> [Task requirements]: Quote all of the data exactly as given. Skip every picture it contains.
▬▬▬▬▬▬
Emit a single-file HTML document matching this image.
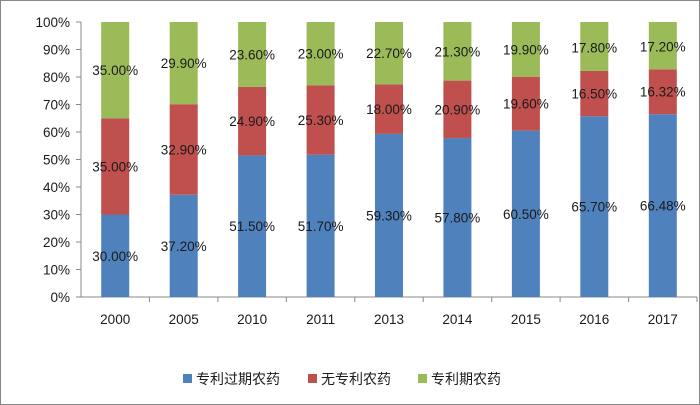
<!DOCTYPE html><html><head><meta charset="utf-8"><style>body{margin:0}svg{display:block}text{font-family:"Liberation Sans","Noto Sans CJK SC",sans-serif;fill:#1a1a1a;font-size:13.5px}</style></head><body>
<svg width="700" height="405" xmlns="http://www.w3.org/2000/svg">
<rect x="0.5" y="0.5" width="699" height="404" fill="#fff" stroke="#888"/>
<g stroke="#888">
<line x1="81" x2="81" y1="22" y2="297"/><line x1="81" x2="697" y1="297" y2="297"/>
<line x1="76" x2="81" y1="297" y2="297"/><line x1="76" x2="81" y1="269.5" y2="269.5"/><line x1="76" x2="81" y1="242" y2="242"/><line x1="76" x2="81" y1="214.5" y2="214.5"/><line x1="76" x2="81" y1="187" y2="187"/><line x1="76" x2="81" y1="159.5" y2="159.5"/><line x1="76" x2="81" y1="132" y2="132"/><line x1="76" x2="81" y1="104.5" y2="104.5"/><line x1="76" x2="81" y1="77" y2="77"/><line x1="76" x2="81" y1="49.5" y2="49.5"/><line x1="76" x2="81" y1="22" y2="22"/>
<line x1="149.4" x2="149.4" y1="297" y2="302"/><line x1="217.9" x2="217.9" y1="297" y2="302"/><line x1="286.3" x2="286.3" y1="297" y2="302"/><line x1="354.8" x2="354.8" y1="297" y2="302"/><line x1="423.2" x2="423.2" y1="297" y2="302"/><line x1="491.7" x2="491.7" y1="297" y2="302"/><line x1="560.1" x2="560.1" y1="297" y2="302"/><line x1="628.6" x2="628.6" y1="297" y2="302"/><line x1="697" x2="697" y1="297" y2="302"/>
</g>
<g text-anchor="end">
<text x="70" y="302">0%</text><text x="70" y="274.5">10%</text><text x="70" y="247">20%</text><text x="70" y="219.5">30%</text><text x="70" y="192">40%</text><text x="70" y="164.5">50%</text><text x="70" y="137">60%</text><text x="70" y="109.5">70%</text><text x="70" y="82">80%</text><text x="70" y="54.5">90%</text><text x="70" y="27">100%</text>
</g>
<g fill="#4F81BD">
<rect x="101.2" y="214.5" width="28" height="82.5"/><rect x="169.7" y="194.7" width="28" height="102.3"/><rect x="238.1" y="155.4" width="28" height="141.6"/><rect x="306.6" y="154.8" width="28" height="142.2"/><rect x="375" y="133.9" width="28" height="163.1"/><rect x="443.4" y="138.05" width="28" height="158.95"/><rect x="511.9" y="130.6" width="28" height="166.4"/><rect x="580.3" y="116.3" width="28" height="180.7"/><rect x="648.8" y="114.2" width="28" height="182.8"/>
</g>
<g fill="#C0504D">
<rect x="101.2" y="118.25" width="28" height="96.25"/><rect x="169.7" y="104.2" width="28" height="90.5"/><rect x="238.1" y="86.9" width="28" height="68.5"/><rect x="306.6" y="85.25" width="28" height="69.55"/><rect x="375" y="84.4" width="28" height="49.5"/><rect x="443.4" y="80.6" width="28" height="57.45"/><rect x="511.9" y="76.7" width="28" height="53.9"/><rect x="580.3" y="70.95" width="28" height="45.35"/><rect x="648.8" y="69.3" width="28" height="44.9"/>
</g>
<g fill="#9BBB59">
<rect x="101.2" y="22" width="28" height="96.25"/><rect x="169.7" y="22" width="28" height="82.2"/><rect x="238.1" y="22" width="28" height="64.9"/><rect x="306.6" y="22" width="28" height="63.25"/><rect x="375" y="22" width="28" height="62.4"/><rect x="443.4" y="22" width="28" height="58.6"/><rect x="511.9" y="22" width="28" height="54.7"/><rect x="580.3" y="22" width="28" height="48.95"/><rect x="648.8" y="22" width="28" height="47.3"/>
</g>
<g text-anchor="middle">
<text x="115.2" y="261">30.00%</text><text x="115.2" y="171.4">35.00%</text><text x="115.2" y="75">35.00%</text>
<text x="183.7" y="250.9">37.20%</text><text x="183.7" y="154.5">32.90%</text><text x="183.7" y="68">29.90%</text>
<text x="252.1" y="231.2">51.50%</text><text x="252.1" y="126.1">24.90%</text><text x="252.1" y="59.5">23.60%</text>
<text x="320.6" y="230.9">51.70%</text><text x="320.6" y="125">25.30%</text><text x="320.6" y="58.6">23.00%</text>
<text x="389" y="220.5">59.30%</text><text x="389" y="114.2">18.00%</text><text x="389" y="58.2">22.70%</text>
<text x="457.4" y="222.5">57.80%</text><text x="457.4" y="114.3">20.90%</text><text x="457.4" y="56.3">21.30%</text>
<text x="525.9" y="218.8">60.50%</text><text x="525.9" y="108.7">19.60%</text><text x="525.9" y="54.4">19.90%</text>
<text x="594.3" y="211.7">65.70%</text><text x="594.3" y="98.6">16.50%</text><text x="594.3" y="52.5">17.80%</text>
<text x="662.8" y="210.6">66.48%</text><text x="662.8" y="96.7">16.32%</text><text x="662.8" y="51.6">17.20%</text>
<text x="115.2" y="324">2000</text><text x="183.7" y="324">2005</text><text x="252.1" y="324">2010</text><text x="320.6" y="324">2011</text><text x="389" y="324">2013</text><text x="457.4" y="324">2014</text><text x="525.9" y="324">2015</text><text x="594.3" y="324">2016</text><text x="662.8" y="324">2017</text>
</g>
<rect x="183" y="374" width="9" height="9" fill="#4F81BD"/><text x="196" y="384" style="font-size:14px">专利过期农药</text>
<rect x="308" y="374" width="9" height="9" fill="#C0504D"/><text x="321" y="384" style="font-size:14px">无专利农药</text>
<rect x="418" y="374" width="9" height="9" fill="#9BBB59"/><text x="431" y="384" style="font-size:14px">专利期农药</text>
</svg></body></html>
▬▬▬▬▬▬
> [Solution below]:
Emit a single-file HTML document matching this image.
<!DOCTYPE html><html><head><meta charset="utf-8"><style>body{margin:0}svg{display:block}text{font-family:"Liberation Sans","Noto Sans CJK SC",sans-serif;fill:#1a1a1a;font-size:13.5px}</style></head><body>
<svg width="700" height="405" xmlns="http://www.w3.org/2000/svg">
<rect x="0.5" y="0.5" width="699" height="404" fill="#fff" stroke="#888"/>
<g stroke="#888">
<line x1="81" x2="81" y1="22" y2="297"/><line x1="81" x2="697" y1="297" y2="297"/>
<line x1="76" x2="81" y1="297" y2="297"/><line x1="76" x2="81" y1="269.5" y2="269.5"/><line x1="76" x2="81" y1="242" y2="242"/><line x1="76" x2="81" y1="214.5" y2="214.5"/><line x1="76" x2="81" y1="187" y2="187"/><line x1="76" x2="81" y1="159.5" y2="159.5"/><line x1="76" x2="81" y1="132" y2="132"/><line x1="76" x2="81" y1="104.5" y2="104.5"/><line x1="76" x2="81" y1="77" y2="77"/><line x1="76" x2="81" y1="49.5" y2="49.5"/><line x1="76" x2="81" y1="22" y2="22"/>
<line x1="149.4" x2="149.4" y1="297" y2="302"/><line x1="217.9" x2="217.9" y1="297" y2="302"/><line x1="286.3" x2="286.3" y1="297" y2="302"/><line x1="354.8" x2="354.8" y1="297" y2="302"/><line x1="423.2" x2="423.2" y1="297" y2="302"/><line x1="491.7" x2="491.7" y1="297" y2="302"/><line x1="560.1" x2="560.1" y1="297" y2="302"/><line x1="628.6" x2="628.6" y1="297" y2="302"/><line x1="697" x2="697" y1="297" y2="302"/>
</g>
<g text-anchor="end">
<text x="70" y="302">0%</text><text x="70" y="274.5">10%</text><text x="70" y="247">20%</text><text x="70" y="219.5">30%</text><text x="70" y="192">40%</text><text x="70" y="164.5">50%</text><text x="70" y="137">60%</text><text x="70" y="109.5">70%</text><text x="70" y="82">80%</text><text x="70" y="54.5">90%</text><text x="70" y="27">100%</text>
</g>
<g fill="#4F81BD">
<rect x="101.2" y="214.5" width="28" height="82.5"/><rect x="169.7" y="194.7" width="28" height="102.3"/><rect x="238.1" y="155.4" width="28" height="141.6"/><rect x="306.6" y="154.8" width="28" height="142.2"/><rect x="375" y="133.9" width="28" height="163.1"/><rect x="443.4" y="138.05" width="28" height="158.95"/><rect x="511.9" y="130.6" width="28" height="166.4"/><rect x="580.3" y="116.3" width="28" height="180.7"/><rect x="648.8" y="114.2" width="28" height="182.8"/>
</g>
<g fill="#C0504D">
<rect x="101.2" y="118.25" width="28" height="96.25"/><rect x="169.7" y="104.2" width="28" height="90.5"/><rect x="238.1" y="86.9" width="28" height="68.5"/><rect x="306.6" y="85.25" width="28" height="69.55"/><rect x="375" y="84.4" width="28" height="49.5"/><rect x="443.4" y="80.6" width="28" height="57.45"/><rect x="511.9" y="76.7" width="28" height="53.9"/><rect x="580.3" y="70.95" width="28" height="45.35"/><rect x="648.8" y="69.3" width="28" height="44.9"/>
</g>
<g fill="#9BBB59">
<rect x="101.2" y="22" width="28" height="96.25"/><rect x="169.7" y="22" width="28" height="82.2"/><rect x="238.1" y="22" width="28" height="64.9"/><rect x="306.6" y="22" width="28" height="63.25"/><rect x="375" y="22" width="28" height="62.4"/><rect x="443.4" y="22" width="28" height="58.6"/><rect x="511.9" y="22" width="28" height="54.7"/><rect x="580.3" y="22" width="28" height="48.95"/><rect x="648.8" y="22" width="28" height="47.3"/>
</g>
<g text-anchor="middle">
<text x="115.2" y="261">30.00%</text><text x="115.2" y="171.4">35.00%</text><text x="115.2" y="75">35.00%</text>
<text x="183.7" y="250.9">37.20%</text><text x="183.7" y="154.5">32.90%</text><text x="183.7" y="68">29.90%</text>
<text x="252.1" y="231.2">51.50%</text><text x="252.1" y="126.1">24.90%</text><text x="252.1" y="59.5">23.60%</text>
<text x="320.6" y="230.9">51.70%</text><text x="320.6" y="125">25.30%</text><text x="320.6" y="58.6">23.00%</text>
<text x="389" y="220.5">59.30%</text><text x="389" y="114.2">18.00%</text><text x="389" y="58.2">22.70%</text>
<text x="457.4" y="222.5">57.80%</text><text x="457.4" y="114.3">20.90%</text><text x="457.4" y="56.3">21.30%</text>
<text x="525.9" y="218.8">60.50%</text><text x="525.9" y="108.7">19.60%</text><text x="525.9" y="54.4">19.90%</text>
<text x="594.3" y="211.7">65.70%</text><text x="594.3" y="98.6">16.50%</text><text x="594.3" y="52.5">17.80%</text>
<text x="662.8" y="210.6">66.48%</text><text x="662.8" y="96.7">16.32%</text><text x="662.8" y="51.6">17.20%</text>
<text x="115.2" y="324">2000</text><text x="183.7" y="324">2005</text><text x="252.1" y="324">2010</text><text x="320.6" y="324">2011</text><text x="389" y="324">2013</text><text x="457.4" y="324">2014</text><text x="525.9" y="324">2015</text><text x="594.3" y="324">2016</text><text x="662.8" y="324">2017</text>
</g>
<rect x="183" y="374" width="9" height="9" fill="#4F81BD"/><text x="196" y="384" style="font-size:14px">专利过期农药</text>
<rect x="308" y="374" width="9" height="9" fill="#C0504D"/><text x="321" y="384" style="font-size:14px">无专利农药</text>
<rect x="418" y="374" width="9" height="9" fill="#9BBB59"/><text x="431" y="384" style="font-size:14px">专利期农药</text>
</svg></body></html>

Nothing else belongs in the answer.